On Thu, 12 Apr 2001, Neill Newman wrote:
David Freeman wrote:
--- Neill Newman neill@entora.co.uk wrote:
most secure method is definatly not NFS !! use samba instead...
Yeah but the network is firewalled so it is not a problem, most big ISP's use NFS for serving webpages from NetApp's and big Sun's (trust me on this). I would also argue you are completly wrong about using Samba instead.
I am deadly serious.. NFS assumes that the client is responsible for the authentication, and therefore anybody who has root access on a linux box can 'become' another use, and mount their files, not very secure!!!...
Aah there are some very simple ways of spoofing with the M$ protocols, I know which one I would choose, also it you look at the man pages for nfs you can see it is very easy enable some fairly strong access controls.
Samba, although used by MS, was designed with the authentication stage in the server, thus getting around this problem.. Between NFS and SMB, SMB is more secure (not to mention faster!)...

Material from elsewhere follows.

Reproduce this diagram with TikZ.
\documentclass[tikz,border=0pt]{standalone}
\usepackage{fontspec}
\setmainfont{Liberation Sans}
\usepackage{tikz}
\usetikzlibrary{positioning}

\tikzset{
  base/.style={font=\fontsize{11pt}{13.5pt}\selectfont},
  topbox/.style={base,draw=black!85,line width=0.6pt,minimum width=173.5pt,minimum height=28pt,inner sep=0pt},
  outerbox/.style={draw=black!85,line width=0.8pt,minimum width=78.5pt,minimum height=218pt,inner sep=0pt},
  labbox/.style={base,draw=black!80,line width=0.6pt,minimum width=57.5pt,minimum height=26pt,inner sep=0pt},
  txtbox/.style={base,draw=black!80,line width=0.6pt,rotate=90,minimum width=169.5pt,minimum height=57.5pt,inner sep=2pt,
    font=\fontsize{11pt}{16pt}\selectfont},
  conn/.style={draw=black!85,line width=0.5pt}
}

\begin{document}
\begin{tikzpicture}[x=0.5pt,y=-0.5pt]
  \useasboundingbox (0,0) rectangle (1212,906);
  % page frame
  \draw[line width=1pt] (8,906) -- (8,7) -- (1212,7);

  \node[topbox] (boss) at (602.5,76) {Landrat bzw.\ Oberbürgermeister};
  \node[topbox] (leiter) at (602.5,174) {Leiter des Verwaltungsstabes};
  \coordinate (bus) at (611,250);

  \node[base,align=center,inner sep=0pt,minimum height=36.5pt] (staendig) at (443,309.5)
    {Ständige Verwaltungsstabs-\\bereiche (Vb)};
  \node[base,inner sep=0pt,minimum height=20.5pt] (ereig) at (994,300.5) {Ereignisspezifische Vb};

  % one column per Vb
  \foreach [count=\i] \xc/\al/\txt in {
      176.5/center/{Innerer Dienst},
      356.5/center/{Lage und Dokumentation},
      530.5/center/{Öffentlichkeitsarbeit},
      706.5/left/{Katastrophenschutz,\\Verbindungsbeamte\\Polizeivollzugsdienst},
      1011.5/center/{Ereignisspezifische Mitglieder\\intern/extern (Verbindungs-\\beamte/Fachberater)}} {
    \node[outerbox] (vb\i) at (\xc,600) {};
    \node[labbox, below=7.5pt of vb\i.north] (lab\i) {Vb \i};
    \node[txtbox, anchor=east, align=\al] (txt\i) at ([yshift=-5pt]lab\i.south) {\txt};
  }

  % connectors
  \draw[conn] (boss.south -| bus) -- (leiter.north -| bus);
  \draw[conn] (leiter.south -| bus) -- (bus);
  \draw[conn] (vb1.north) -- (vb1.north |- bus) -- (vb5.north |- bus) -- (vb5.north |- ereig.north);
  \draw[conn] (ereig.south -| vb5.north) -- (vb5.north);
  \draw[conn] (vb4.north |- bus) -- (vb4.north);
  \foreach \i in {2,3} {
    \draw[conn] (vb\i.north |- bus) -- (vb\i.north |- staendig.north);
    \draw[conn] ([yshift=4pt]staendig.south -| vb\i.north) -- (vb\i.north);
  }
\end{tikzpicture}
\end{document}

SMB faster than NFS?!?! I really don't think so. Also the way passwords get chucked around the network with SMB is dangerously insecure as If you grab a copy of L0phtcrack and a packet sniffer you can get them dead easily, or if you are on a switched network you can easily craft a message to exploit SMB. SMB doesn't support real host access controls which NFS does, this makes a big difference in real security.
There are some other network filessystems (such as Coda) which may be better than SMB, but I don't really know much about them...
Coda is a really good idea, just not quite there yet most of the people I know who have used it have reported the same as me and that it breaks severely at random.